**AIM**
Your task is to filter the data below down to the lines holding "matplotlib".

**GIVEN DATA**
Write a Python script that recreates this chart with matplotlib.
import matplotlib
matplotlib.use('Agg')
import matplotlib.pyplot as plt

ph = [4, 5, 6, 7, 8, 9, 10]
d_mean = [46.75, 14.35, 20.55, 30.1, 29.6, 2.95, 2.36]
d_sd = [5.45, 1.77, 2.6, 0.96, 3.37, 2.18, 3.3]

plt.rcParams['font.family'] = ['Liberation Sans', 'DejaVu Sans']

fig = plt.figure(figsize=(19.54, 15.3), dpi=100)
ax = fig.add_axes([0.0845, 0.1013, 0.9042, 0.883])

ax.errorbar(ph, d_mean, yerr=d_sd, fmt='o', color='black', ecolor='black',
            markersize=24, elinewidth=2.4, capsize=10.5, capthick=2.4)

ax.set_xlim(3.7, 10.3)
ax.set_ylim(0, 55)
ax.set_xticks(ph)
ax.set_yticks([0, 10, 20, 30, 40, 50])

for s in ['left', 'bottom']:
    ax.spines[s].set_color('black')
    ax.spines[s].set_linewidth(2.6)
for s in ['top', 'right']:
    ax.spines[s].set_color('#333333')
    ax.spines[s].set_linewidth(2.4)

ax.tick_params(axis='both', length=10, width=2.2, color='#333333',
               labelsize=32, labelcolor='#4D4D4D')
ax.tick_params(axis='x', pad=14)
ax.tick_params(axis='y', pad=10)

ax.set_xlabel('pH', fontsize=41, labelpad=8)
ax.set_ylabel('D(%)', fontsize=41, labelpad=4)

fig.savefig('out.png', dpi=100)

**FULL RESPONSE**
Write a Python script that recreates this chart with matplotlib.
import matplotlib
matplotlib.use('Agg')
import matplotlib.pyplot as plt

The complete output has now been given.